New Mexico's income stream is inextricably tied to oil and gas extraction, which means it's also wed to the prices for each resource. This is a good year. Lawmakers expect to have about $1 billion more than they budgeted for coming into state accounts through June. Come the next fiscal year, that number is currently predicted to be even higher.

But when those prices fall, as they had when lawmakers gathered in December for the last of their pre-session meetings, policymakers start to feel a little panicky.

"A downfall is going to happen again until we diversify," says Sen. Peter Wirth.

Many of his colleagues were eagerly watching the price per barrel of oil during that stretch, when it dropped from about $60 in early November to $43 just before Christmas. (Handy SFR tip: The general rule of thumb for New Mexico prices is to lop off $10-$12 from the West Texas Intermediate price for transportation costs.)

When the price drops too low, it costs more to get oil out of the ground than it's worth. That's a massive hit to revenue, because most of those oil companies pay tax on their services.

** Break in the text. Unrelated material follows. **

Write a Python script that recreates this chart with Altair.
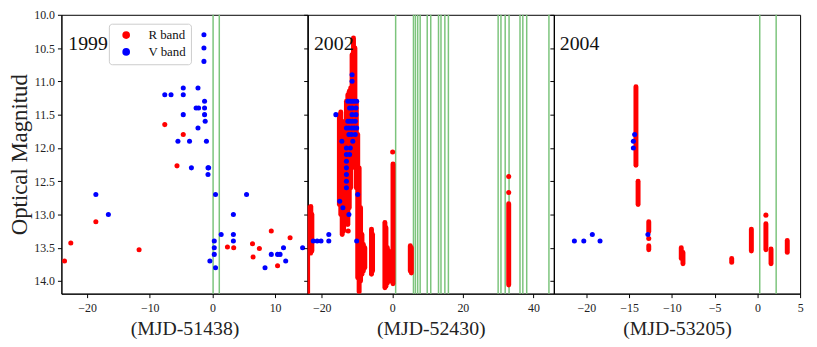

Wirth tells SFR he's been told that taxes on the oil and gas industry and payments to the state from the permanent funds, which get money from extractive industries and pay the earnings on those investments to the state, account for around 45 percent of the state's yearly revenue. The permanent fund money doesn't fluctuate as wildly as the tax money does, but it's a good indicator of the sector's importance to New Mexico.

Seeking stability and more predictable revenue, one of the biggest bipartisan efforts by lawmakers over the past few years has been drilling away at the task of revamping New Mexico's tax code. Rio Rancho Republican Jason Harper and Wirth, Santa Fe's Dem, have been among those looking at corporate and personal income tax, as well as the gross receipts tax system.

An idea championed by conservatives like the late Rep. Larry Larrañaga has been to broaden the gross receipts tax, thereby lowering the rate. A GRT is a little like a sales tax, but is applied to more things, like services. To boost businesses and industries, the state has to carve out exemptions. There are tons of them. A recent bill authored by Harper sought to close about 100 carve-outs. That, supporters argue, accomplishes the dual purpose of simplifying the tax code while at the same time giving the state enough wiggle room to consider lowering the gross receipts tax.

But New Mexico relies heavily on that tax to pay for its $6.2 billion annual budget.

"One of the things that really struck me," Wirth says, "is that to lower GRT by a quarter percent takes $200 million out of our revenues."

Since counties and cities, especially the latter, rely on GRT for their budgets, too, tax reform is tricky. But doing so is much easier in fat times than in lean ones, so late last month, the Legislature's interim Revenue Stabilization and Tax Policy Committee met to consider two rough versions of tax reform. They would both decrease the gross receipts tax a little, between 0.6 percent and 0.75 percent at a minimum. It might sound paltry, but the cost to the state would be more than half a billion dollars.

One scenario reinstates the food tax to pay for the cuts, one does not.

"When you look at those [GRT carve-outs] that we can use to buy down the rate, there's really roughly 10 or 15 that have real dollars," Harper told his colleagues at the meeting. But both he and other lawmakers favor going the extra mile to eliminate dozens of other carve-outs to simplify the tax code.

"I was hoping for tax reform. I don't know that that is the case. This doesn't appear to really be tax reform; it appears to be a tax shifting," intoned Farmington Republican Rep. Rod Montoya.

For others, like Wirth, changing who pays what tax is worth it, even if revenue is more or less a wash.

"At the end of the day, it makes the tax code a lot fairer," he says.